Meus pais sempre se dedicaram pelos nossos estudos e concentraram suas vidas em cima desse objetivo. Assim como Nem da Rocinha entrou para o tráfico para pagar o tratamento de saúde de sua filha, meu pai também o fez por uma questão familiar. Possibilitar que seus filhos pudessem estudar, ter acesso a oportunidades e uma vida digna que jamais foi possível a ele e a minha mãe.
Desde moleque ele pegava no meu pé com os estudos. Ao primeiro sinal de notas “vermelhas” nos boletins, videogame e escolinha de futebol se tornavam atividades proibidas. Me fazia ler o jornal de esporte para ele, dia após dia – a leitura de periódicos é um hábito que possuo ainda hoje graças a ele. Indisciplina na escola não era tolerada, assim como faltas ou suspensões. Ele dizia que a média lá em casa não era 60 e, sim, 90.
Quando entrei na adolescência, o papo sobre fazer Direito começou. Ele queria um filho delegado. O cargo em si não tinha nenhuma justificativa aparente. O que ele desejava mesmo era um filho formado e em um cargo que valesse como um título, um atestado que você venceu na vida.

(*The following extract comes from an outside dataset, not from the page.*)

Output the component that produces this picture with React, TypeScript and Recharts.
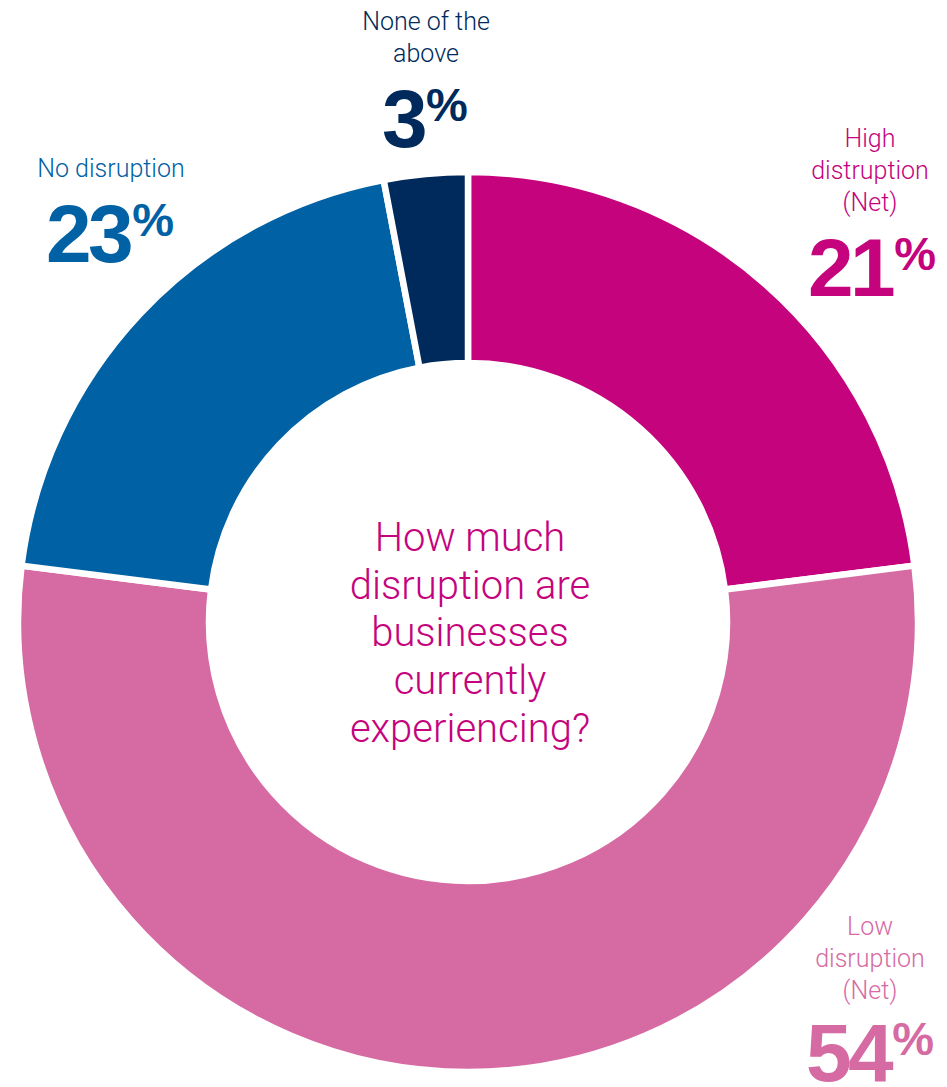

Imagina o que era para um cara que ganhava a vida no submundo do comércio varejista tirar um filho do morro e colocar em uma das maiores instituições do país. Seria, efetivamente, vencer a exclusão que o sistema nos impõe. Eu, impressionado pelos detetives policiais dos filmes americanos, me deixei levar e fui tomando gosto pela ideia. Confesso que iniciei a faculdade de Direito, já morando no interior do estado do Rio de Janeiro, também almejando a cadeira de delegado da Polícia Federal.
Como todo bom estudante de Direito, fui percebendo ao longo da graduação que o buraco era mais embaixo e que concurso nesse país virou um negócio, e cada vez mais elitizado. Porém, o curso de Direito se tornou uma paixão.
Não me lembro qual foi a primeira vez que ouvi de meu pai a frase “quando o Joel se formar, eu largo o tráfico”, mas me recordo de ouvir ele dizer isso incessantemente a partir da segunda metade da minha faculdade. Era nítido que ele levava aquela vida apenas para ver o filho com um diploma, fazer “um neguinho virar doutor”. Minha formatura parecia um marco na vida dele, quando tudo o que fez e o que deixou de fazer enfim faria sentido. Seria a prova que aquele tempo exercendo uma atividade demonizada aos olhos de alguns e necessária aos olhos de outros não fora em vão, que os fins, enfim, justificariam os meios.
A realidade é que a favela é um organismo social à parte, em que o traficante tem dinheiro, poder e status social. E sejamos sinceros: a vida dentro desse sistema capitalista gira em torno de alcançar essas três coisas da maneira mais rápida possível. Seja no morro ou no asfalto, em regra, busca-se poder, status e dinheiro. Sem a estrutura familiar que tive, talvez fosse mais difícil não recorrer a esse “atalho”. Como disseram os Racionais nos anos 90, “Tempo pra pensar, quer parar, que cê quer? Viver pouco como um rei ou muito, como um Zé?”
Desde que ouvi essa música pela primeira vez aos 12 anos pensei que viver pouco como um rei fazia muito mais sentido, afinal, só se vive uma vez.
As pessoas do “asfalto” têm a concepção que toda pessoa envolvida no comércio varejista de drogas é um narcotraficante tipo Fernandinho Beira-Mar ou Pablo Escobar, recomendo a leitura de “Acionistas do Nada”, escrito por Orlando Zaccone.